En definitiva, el Cabildo terminó cediendo a las presiones y de esta manera nació el Segundo Triunvirato, que fue la última versión que se conoció de esta peculiar integración del Poder Ejecutivo. Nuevos vientos soplarían a partir de entonces en el Río de la Plata: Belgrano recibió la orden de avanzar hacia el Alto Perú y de inmediato se reactivaron la operaciones militares en la Banda Oriental, enclave de los españoles en la región rioplatense. Asimismo, le ordenaron a San Martín controlar las incursiones realistas en las poblaciones ribereñas al río Paraná, y así, el 3 de febrero de 1813 el Libertador tuvo su bautismo de fuego en estas tierras, al frente de su flamante Cuerpo de Granaderos, en la recordada batalla de San Lorenzo.

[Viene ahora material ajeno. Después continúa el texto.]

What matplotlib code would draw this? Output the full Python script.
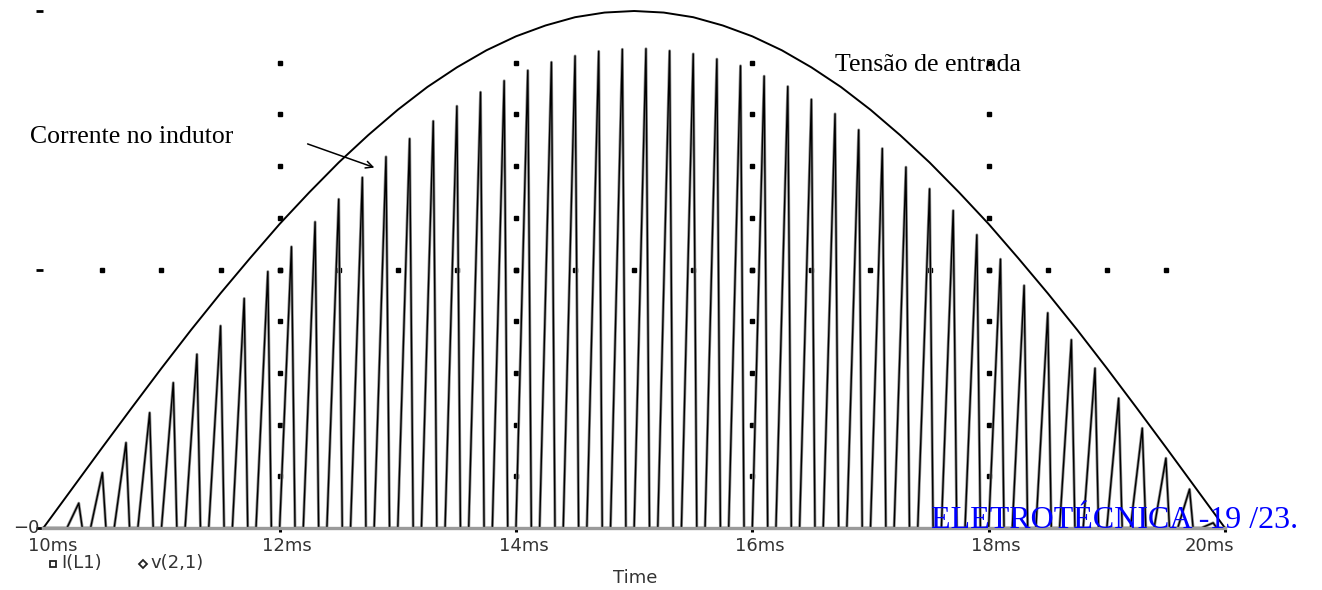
import matplotlib
matplotlib.use("Agg")
import matplotlib.pyplot as plt
from matplotlib.lines import Line2D
import numpy as np

W, H = 1322, 590

# corrente no indutor: altura de cada pico (escala vertical 0..10)
peak_heights = [0.48, 1.07, 1.65, 2.23, 2.81, 3.36, 3.91, 4.44, 4.96, 5.44,
                5.92, 6.36, 6.78, 7.18, 7.53, 7.87, 8.16, 8.43, 8.65, 8.85,
                9.01, 9.13, 9.22, 9.26, 9.27, 9.23, 9.17, 9.07, 8.94, 8.74,
                8.54, 8.29, 8.01, 7.70, 7.34, 6.98, 6.56, 6.14, 5.67, 5.20,
                4.69, 4.16, 3.64, 3.09, 2.51, 1.93, 1.35, 0.75, 0.10]
first_peak_ms = 10.3
period_ms = 0.2
rise_ms, fall_ms = 0.1, 0.03

# tensão de entrada, lida a cada 0.25 ms de 10 ms a 20 ms
vin_step_ms = 0.25
vin = [0.00, 0.78, 1.56, 2.33, 3.09, 3.83, 4.54, 5.22, 5.88, 6.49,
       7.07, 7.60, 8.09, 8.53, 8.91, 9.24, 9.51, 9.72, 9.88, 9.97,
       10.00, 9.97, 9.88, 9.72, 9.51, 9.24, 8.91, 8.53, 8.09, 7.60,
       7.07, 6.49, 5.88, 5.22, 4.54, 3.83, 3.09, 2.33, 1.56, 0.78, 0.00]

x_ticks = [10, 12, 14, 16, 18, 20]
x_labels = ["10ms", "12ms", "14ms", "16ms", "18ms", "20ms"]
label_shift = [0.08, 0.065, 0.065, 0.06, 0.06, -0.135]

fig = plt.figure(figsize=(W / 100, H / 100), dpi=100)
ax = fig.add_axes([43.3 / W, 62 / H, 1181.7 / W, 517 / H])
ax.set_xlim(10, 20)
ax.set_ylim(0, 10)

# corrente: dente de serra (modo descontínuo)
peak_t = first_peak_ms + period_ms * np.arange(len(peak_heights))
ct, ci = [10.0], [0.0]
for tp, h in zip(peak_t, peak_heights):
    ct += [tp - rise_ms, tp, tp + fall_ms]
    ci += [0.0, h, 0.0]
ct.append(20.0)
ci.append(0.0)
ax.plot(ct, ci, color="#909090", lw=2.1, clip_on=False, zorder=2)
ax.plot(ct, ci, color="black", lw=1.0, clip_on=False, zorder=3)

vt = 10 + vin_step_ms * np.arange(len(vin))
ax.plot(vt, vin, color="black", lw=1.4, clip_on=False, zorder=4)

# grade pontilhada estilo PSpice
for gx in [12, 14, 16, 18]:
    ax.plot([gx] * 9, np.arange(1, 10), ls="none", marker="s", ms=2.3,
            color="black", zorder=1)
ax.plot(np.arange(10.5, 20, 0.5), [5] * 19, ls="none", marker="s", ms=2.3,
        color="black", zorder=1)

for s in ["left", "top", "right"]:
    ax.spines[s].set_visible(False)
ax.spines["bottom"].set_color("#9a9a9a")
ax.spines["bottom"].set_linewidth(2.4)
ax.spines["bottom"].set_zorder(5)

ax.set_xticks([12, 14, 16, 18, 20])
ax.set_xticklabels([])
ax.tick_params(axis="x", direction="out", length=3, width=2.2, color="black")
ax.set_yticks([0, 5, 10])
ax.set_yticklabels([])
ax.tick_params(axis="y", direction="out", length=5, width=2.0, color="black")

sans = dict(family="DejaVu Sans", fontsize=13, color="#333333")
for t, lab, dx in zip(x_ticks, x_labels, label_shift):
    ax.text(t + dx, -0.35, lab, ha="center", va="center", clip_on=False, **sans)
fig.text(26 / W, 1 - 528 / H, "\u22120", ha="center", va="center", **sans)
fig.text(635 / W, 1 - 578 / H, "Time", ha="center", va="center", **sans)

# legenda
fig.add_artist(Line2D([53 / W], [1 - 564 / H], marker="s", ms=5, mfc="white",
                      mec="#222222", mew=1.3, ls="none"))
fig.text(61 / W, 1 - 563 / H, "I(L1)", ha="left", va="center", **sans)
fig.add_artist(Line2D([143 / W], [1 - 564 / H], marker="D", ms=4.5, mfc="white",
                      mec="#222222", mew=1.3, ls="none"))
fig.text(150 / W, 1 - 563 / H, "v(2,1)", ha="left", va="center", **sans)

serif = dict(family="Liberation Serif", fontsize=18.5, color="black")
fig.text(30 / W, 1 - 137 / H, "Corrente no indutor", ha="left", va="center", **serif)
fig.text(835 / W, 1 - 65 / H, "Tensão de entrada", ha="left", va="center", **serif)
ax.annotate("", xy=(377, H - 168.5), xycoords="figure pixels",
            xytext=(305, H - 143), textcoords="figure pixels",
            arrowprops=dict(arrowstyle="->,head_length=0.5,head_width=0.25",
                            color="black", lw=1.1))

fig.text(931 / W, 1 - 528.3 / H, "ELETROTÉCNICA -19 /23.", ha="left",
         va="baseline", family="Liberation Serif", fontsize=23, color="#0000ff",
         zorder=10)

fig.savefig("out.png", dpi=100)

Unos días después del golpe, el 17 de octubre llegaron a la capital las banderas que habían sido tomadas a los españoles en la batalla de Tucumán, lo que desató una serie de festejos en toda la ciudad. El cambio de clima era notorio. Y antes que finalizara el mes, el Segundo Triunvirato ya estaba formalizando la convocatoria a la Asamblea General Constituyente que, por haber principiado sus sesiones el 31 de enero de 1813, será recordada y reconocida en la historia argentina como la Asamblea del Año XIII.
De este modo, los anhelos de los hombres de Mayo, es decir, de quienes en 1810 habían protagonizado la Revolución, se acercaban a la realidad. Con la reunión de la Asamblea la declaración de la independencia y la sanción de una Constitución asomaban como objetivos no tan lejanos y posibles de alcanzar a la brevedad. Pero las circunstancias y vicisitudes en las que aquel Cuerpo Constituyente desarrolló su labor forman parte de otro interesante capítulo de nuestra historia, que alguna vez nos propondremos contar.